Brief
Skip all pictures, then copy the lines from the start of the data through the line with "import plotly.graph_objects as go", keeping both ends.

Supplied material
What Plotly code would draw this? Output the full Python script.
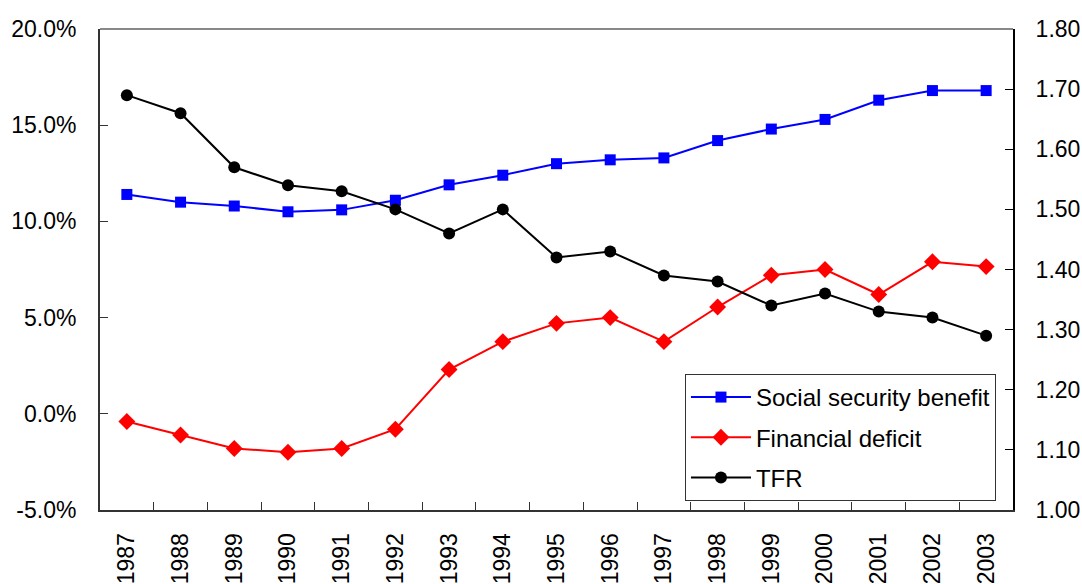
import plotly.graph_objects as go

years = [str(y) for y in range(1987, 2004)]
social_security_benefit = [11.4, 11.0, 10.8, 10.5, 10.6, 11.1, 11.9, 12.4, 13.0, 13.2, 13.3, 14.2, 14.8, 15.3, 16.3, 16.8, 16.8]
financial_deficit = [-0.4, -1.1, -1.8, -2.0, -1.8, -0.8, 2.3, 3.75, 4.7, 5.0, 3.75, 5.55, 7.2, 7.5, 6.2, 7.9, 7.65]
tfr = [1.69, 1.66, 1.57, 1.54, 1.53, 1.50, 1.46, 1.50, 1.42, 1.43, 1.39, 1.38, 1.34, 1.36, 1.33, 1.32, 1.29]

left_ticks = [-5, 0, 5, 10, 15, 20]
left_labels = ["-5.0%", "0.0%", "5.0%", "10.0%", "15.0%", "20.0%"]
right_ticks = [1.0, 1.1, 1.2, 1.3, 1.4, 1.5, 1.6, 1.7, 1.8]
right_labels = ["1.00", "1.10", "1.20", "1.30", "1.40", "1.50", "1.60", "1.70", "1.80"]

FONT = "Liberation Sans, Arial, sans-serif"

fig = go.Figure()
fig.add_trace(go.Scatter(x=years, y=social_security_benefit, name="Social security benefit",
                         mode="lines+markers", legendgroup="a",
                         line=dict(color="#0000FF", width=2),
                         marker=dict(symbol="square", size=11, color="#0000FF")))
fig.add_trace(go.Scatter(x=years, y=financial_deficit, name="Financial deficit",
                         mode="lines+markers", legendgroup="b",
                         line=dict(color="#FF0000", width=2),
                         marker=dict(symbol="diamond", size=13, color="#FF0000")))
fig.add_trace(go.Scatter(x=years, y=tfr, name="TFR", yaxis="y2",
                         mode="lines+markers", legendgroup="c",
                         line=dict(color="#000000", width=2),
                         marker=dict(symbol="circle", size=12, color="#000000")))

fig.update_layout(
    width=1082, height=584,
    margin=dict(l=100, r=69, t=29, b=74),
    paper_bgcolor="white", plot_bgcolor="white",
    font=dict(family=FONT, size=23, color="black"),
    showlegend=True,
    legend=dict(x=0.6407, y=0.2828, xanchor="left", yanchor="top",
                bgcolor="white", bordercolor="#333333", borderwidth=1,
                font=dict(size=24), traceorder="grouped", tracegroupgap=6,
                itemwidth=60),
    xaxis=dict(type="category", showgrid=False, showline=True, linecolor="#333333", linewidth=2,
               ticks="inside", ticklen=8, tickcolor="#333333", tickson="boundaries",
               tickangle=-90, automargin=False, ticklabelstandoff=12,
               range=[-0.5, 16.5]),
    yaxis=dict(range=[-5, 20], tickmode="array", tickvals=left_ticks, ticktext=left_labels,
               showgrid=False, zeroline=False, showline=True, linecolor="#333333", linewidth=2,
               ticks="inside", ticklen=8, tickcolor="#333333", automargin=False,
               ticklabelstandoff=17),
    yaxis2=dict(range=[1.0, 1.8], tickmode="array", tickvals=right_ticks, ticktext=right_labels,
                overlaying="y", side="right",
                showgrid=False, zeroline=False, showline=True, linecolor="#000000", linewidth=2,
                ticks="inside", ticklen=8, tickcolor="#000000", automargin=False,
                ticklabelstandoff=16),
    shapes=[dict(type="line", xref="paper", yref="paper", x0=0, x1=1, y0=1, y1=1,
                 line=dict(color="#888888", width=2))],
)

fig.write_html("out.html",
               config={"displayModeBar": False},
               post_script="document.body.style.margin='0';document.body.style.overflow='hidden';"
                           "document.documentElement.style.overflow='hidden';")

Written solution
What Plotly code would draw this? Output the full Python script.
import plotly.graph_objects as go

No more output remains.